Bir gün sol bir örgüt mensuplarının okulumuzda forum yapacaklarına dair duyum alınca hemen Müdürümüzü uyardım ama müdürümüz de aynı düşünceden olduğu için veya ihtimal vermediğinden gaflete düşmüş ve gerekli tedbirleri almamıştı. Teneffüste kantinde yasadışı forum başlayınca giriş kapısı önünde hazır bekleyen polisler kantini basarak tuttukları öğrencileri yaka paça arabalara bindirerek Sıkıyönetim Komutanlığına götürdüler ve tutukladılar. Aynı anda Müdürümüz ile nöbetçi Müdür Yardımcısı ve nöbetçi öğretmenleri de tutuklayıp Askeri Cezaevine hapsettiler. Okul yönetimi sarsılmıştı. Aynı gün Milli Eğitim Müdürlüğü onay ile Müdür Başyardımcısını Müdür vekili ve beni de Başyardımcı vekili olarak görevlendirdiler. Ne yapacağımızı bilemiyorduk, bir yanda örgütlerin baskısı, bir yanda can güvenliğimizin olmaması ve aynı zamanda kanunları uygulama zorunluluğu bizi huzursuz etmişti. Devletin kanunlarına uymak zorunda idik, zor günler geçiriyorduk.
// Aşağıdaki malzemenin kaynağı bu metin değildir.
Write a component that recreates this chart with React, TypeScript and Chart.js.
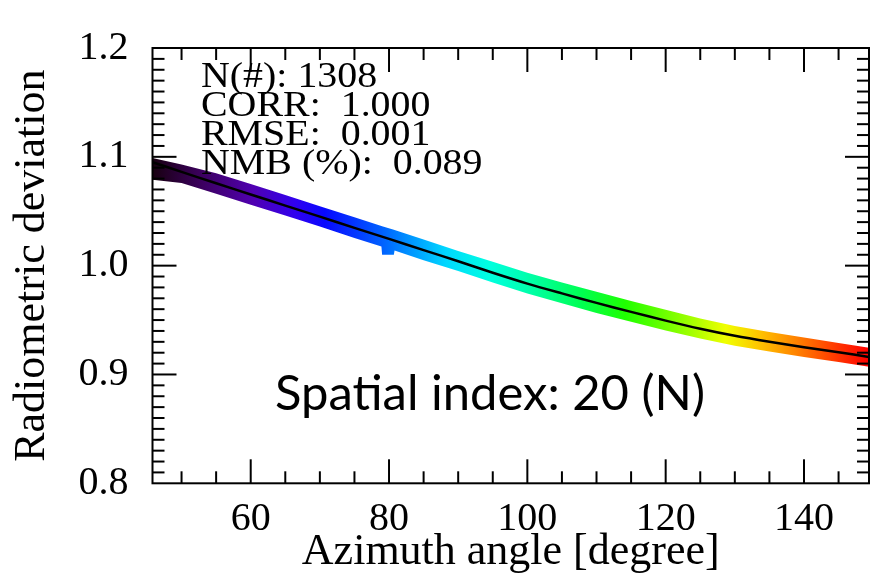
import React, { useEffect, useRef } from "react";
import { Chart, registerables } from "chart.js";

Chart.register(...registerables);

// ---- data ----
const fitAzimuth = [45.8, 50, 55, 60, 65, 70, 75, 80, 85, 90, 95, 100, 105, 110, 115, 120, 125, 130, 135, 140, 145, 149.4];
const fitDeviation = [1.095, 1.0862, 1.0757, 1.0654, 1.0552, 1.045, 1.0347, 1.0246, 1.0143, 1.004, 0.9935, 0.9835, 0.9745, 0.9658, 0.9575, 0.9495, 0.942, 0.9355, 0.93, 0.925, 0.9205, 0.916];

const bandAzimuth = [45.8, 50, 55, 60, 65, 70, 75, 78.9, 79.0, 80.7, 80.8, 85, 90, 95, 100, 105, 110, 115, 120, 125, 130, 135, 140, 145, 149.4];
const bandUpper = [1.099, 1.093, 1.085, 1.075, 1.065, 1.0545, 1.0445, 1.0365, 1.0363, 1.033, 1.0328, 1.024, 1.0135, 1.0035, 0.9935, 0.9845, 0.976, 0.9675, 0.9595, 0.9515, 0.9445, 0.939, 0.934, 0.929, 0.9245];
const bandLower = [1.079, 1.076, 1.066, 1.056, 1.046, 1.036, 1.0255, 1.0175, 1.01, 1.01, 1.014, 1.005, 0.995, 0.9845, 0.9745, 0.9655, 0.9565, 0.9485, 0.9405, 0.933, 0.9265, 0.921, 0.916, 0.9115, 0.907];

const xTickLabels = [60, 80, 100, 120, 140];
const yTickLabels = [0.8, 0.9, 1.0, 1.1, 1.2];

const statLines = ["N(#): 1308", "CORR:  1.000", "RMSE:  0.001", "NMB (%):  0.089"];
const panelLabel = "Spatial index: 20 (N)";

// ---- styles ----
const SERIF = "'Liberation Serif', 'Times New Roman', serif";
const COLOR_STOPS: [number, string][] = [
  [0.0, "#180010"],
  [0.07, "#3c0060"],
  [0.14, "#5000b0"],
  [0.2, "#3000f0"],
  [0.24, "#0808ff"],
  [0.32, "#0060ff"],
  [0.41, "#00d8ff"],
  [0.47, "#00ffe0"],
  [0.52, "#00ffb0"],
  [0.6, "#00ff50"],
  [0.66, "#20ff00"],
  [0.74, "#90ff00"],
  [0.8, "#f0ff00"],
  [0.85, "#ffc000"],
  [0.9, "#ff8000"],
  [0.96, "#ff3000"],
  [1.0, "#ff0000"],
];

function bandGradient(c: any) {
  const chart = c.chart;
  const a = chart.chartArea;
  if (!a) return "rgba(0,0,0,0)";
  const g = chart.ctx.createLinearGradient(a.left, 0, a.right, 0);
  COLOR_STOPS.forEach(([f, col]) => g.addColorStop(f, col));
  return g;
}

const framePlugin = {
  id: "frameAndText",
  afterDraw(chart: any) {
    const { ctx, chartArea: a, scales } = chart;
    const x = scales.x;
    const y = scales.y;
    ctx.save();
    ctx.strokeStyle = "#000";
    ctx.lineWidth = 2;
    const seg = (x1: number, y1: number, x2: number, y2: number) => {
      ctx.beginPath();
      ctx.moveTo(x1, y1);
      ctx.lineTo(x2, y2);
      ctx.stroke();
    };
    for (let v = 50; v <= 145; v += 5) {
      const px = x.getPixelForValue(v);
      const len = v % 20 === 0 ? 24 : 12;
      seg(px, a.bottom, px, a.bottom - len);
      seg(px, a.top, px, a.top + len);
    }
    for (let i = 81; i <= 119; i++) {
      const py = y.getPixelForValue(i / 100);
      const len = i % 10 === 0 ? 24 : 12;
      seg(a.left, py, a.left + len, py);
      seg(a.right, py, a.right - len, py);
    }
    ctx.strokeRect(a.left, a.top, a.right - a.left, a.bottom - a.top);

    // statistics text
    ctx.fillStyle = "#000";
    ctx.textBaseline = "alphabetic";
    ctx.textAlign = "left";
    ctx.font = `35px ${SERIF}`;
    statLines.forEach((t, i) => {
      ctx.save();
      ctx.translate(201, 87 + i * 28.9);
      ctx.scale(1.14, 1);
      ctx.fillText(t, 0, 0);
      ctx.restore();
    });

    // panel label
    ctx.font = `48px Lato, 'Open Sans', sans-serif`;
    const w = ctx.measureText(panelLabel).width;
    ctx.save();
    ctx.translate(275, 410);
    ctx.scale(430 / w, 1);
    ctx.fillText(panelLabel, 0, 0);
    ctx.restore();
    ctx.restore();
  },
};

export default function App() {
  const ref = useRef<HTMLCanvasElement | null>(null);
  useEffect(() => {
    if (!ref.current) return;
    const chart = new Chart(ref.current, {
      type: "line",
      data: {
        datasets: [
          {
            label: "fit",
            data: fitAzimuth.map((v, i) => ({ x: v, y: fitDeviation[i] })),
            borderColor: "#000",
            borderWidth: 2.5,
            pointRadius: 0,
            tension: 0.3,
            fill: false,
            order: 0,
          },
          {
            label: "upper",
            data: bandAzimuth.map((v, i) => ({ x: v, y: bandUpper[i] })),
            borderWidth: 0,
            borderColor: "rgba(0,0,0,0)",
            pointRadius: 0,
            fill: "+1",
            backgroundColor: bandGradient,
            order: 1,
          },
          {
            label: "lower",
            data: bandAzimuth.map((v, i) => ({ x: v, y: bandLower[i] })),
            borderWidth: 0,
            borderColor: "rgba(0,0,0,0)",
            pointRadius: 0,
            fill: false,
            order: 2,
          },
        ],
      },
      options: {
        animation: false,
        responsive: false,
        devicePixelRatio: 1,
        layout: { padding: { left: 0, right: 4, top: 29.3, bottom: 0 } },
        plugins: { legend: { display: false }, tooltip: { enabled: false } },
        scales: {
          x: {
            type: "linear",
            min: 45.8,
            max: 149.4,
            grid: { display: false, drawTicks: false },
            border: { display: false },
            afterBuildTicks: (s: any) => {
              s.ticks = xTickLabels.map((v) => ({ value: v }));
            },
            afterFit: (s: any) => {
              s.height = 577 - 483.3;
            },
            ticks: {
              font: { family: SERIF, size: 40 },
              color: "#000",
              padding: 12,
              maxRotation: 0,
              autoSkip: false,
              callback: (v: any) => String(v),
            },
            title: {
              display: true,
              text: "Azimuth angle [degree]",
              font: { family: SERIF, size: 44, lineHeight: 1 },
              color: "#000",
              padding: { top: 0, bottom: 3 },
            },
          },
          y: {
            type: "linear",
            min: 0.8,
            max: 1.2,
            grid: { display: false, drawTicks: false },
            border: { display: false },
            afterBuildTicks: (s: any) => {
              s.ticks = yTickLabels.map((v) => ({ value: v }));
            },
            afterFit: (s: any) => {
              s.width = 152.5;
            },
            ticks: {
              font: { family: SERIF, size: 40 },
              color: "#000",
              padding: 24,
              autoSkip: false,
              callback: (v: any) => Number(v).toFixed(1),
            },
            title: {
              display: true,
              text: "Radiometric deviation",
              font: { family: SERIF, size: 44, lineHeight: 1 },
              color: "#000",
              padding: { top: 10, bottom: 0 },
            },
          },
        },
      },
      plugins: [framePlugin],
    });
    return () => chart.destroy();
  }, []);
  return (
    <div style={{ position: "absolute", left: 0, top: 0, width: 873, height: 577, background: "#fff" }}>
      <canvas ref={ref} width={873} height={577} style={{ display: "block" }} />
    </div>
  );
}
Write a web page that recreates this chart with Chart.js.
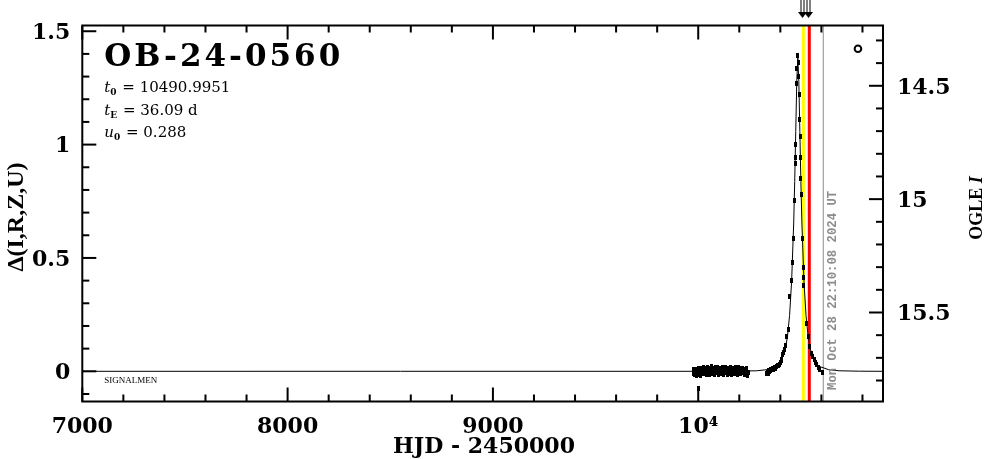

Okula silah, suç aleti getirilmesinden endişe ediyorduk, bir gün Müdür vekili arkadaşıma okulda öğrencilerin üzerlerini ve okul binasının her yerini devamlı aramamızı teklif ettim. Ders esnasında güvendiğimiz, özellikle Batı’dan gelmiş arkadaşlarla sınıflarda arama yapmaya başlamıştık. En son Daktilografi dershanesine girdik ve aramaya başladık, o anda bir öğrencinin tedirgin olduğu görünce üzerini aradım, masanın sağındaki daktilo kitabının arasında bir şey olduğu fark ettim, kitabın sayfasını çevirince bir tabanca olduğunu gördüm, alarak belime soktum.  Silahı aldığımı bazı öğrenciler görmüştü. Sonra müdür odasında toplanınca silahı masaya bıraktım. Silahın sahibi 9/B sınıfından 57 numaralı öğrenci Ercan A… idi. Öğrenciyi çağırıp ifadesini aldım, kan davası dolayısıyla okula silahlı gelmek zorunda olduğunu söyledi ama bana inandırıcı gelmedi. Müdür Vekili ve öğretmenler korku içinde idi, her sınıfta Devletin haber elemanları vardı, örtbas edersek başımızı ağrıtır ve işbirlikçi olarak tutuklanabilirdik, polise ve Askere bildirsek öğrencinin geleceği yok olurdu ve silahlı örgütler bizi o şehirde yaşatmazlardı, teröre kurban gitmek kaçınılmazdı, korkuyorduk.

Arkadaşlara bir teklifte bulundum, silahı gizlice okuldan çıkarıp öğrencinin babasına teslim edecektim. Sorumluluğu üzerime alarak silahı belime koyup, dışarı çıkardım, Asteğmen Beden Eğitimi öğretmeni meslektaşımız idi, polislerin de çoğu Adanalı ve Mersinli hemşerilerimdi, bana güvendiklerinden giriş çıkışlarda beni aramazlardı. Silahı Ercan’ın babasına götürüp verdim, veli kan davalı olmadıklarını, düşmanlarının bulunmadığını söyledi, silahı öğrencimize yasadışı bir örgüt vermişti.  16 yaşındaki öğrencinin beyni yıkanmıştı, güya devrim yapacaklardı! Gençler kullanılıyordu. Ercan A… hakkında disiplin işlemi yapmadık ama büyük riske girmiştik. 1979 yılı Temmuz ayında o ilden ayrılarak askere gittim, 1980 yılı sonunda Ankara’da Belediye otobüsünde Ercan A… ile karşılaştım, elimi öptü:” Hocam, hayatımı size borçluyum, okulu bitirdim, çalışıyorum, benim için niçin riske girdiniz?” deyince “şimdi olsa yine aynısını yaparım.” dedim. Kızılay’da otobüsten indim, vedalaşıp ayrıldık. Benimle zıt düşünceye sahip olsa bile Ercan benim öğrencim idi, eğitimde ırk, renk, dil, din, mezhep, ideoloji ayrımı yapamazdım. Ercan’ı harcayabilirdik ama bu genci ailesine ve topluma kazandırmamız gerekiyordu.  Ercan A…. ‘yı hiç unutmadım.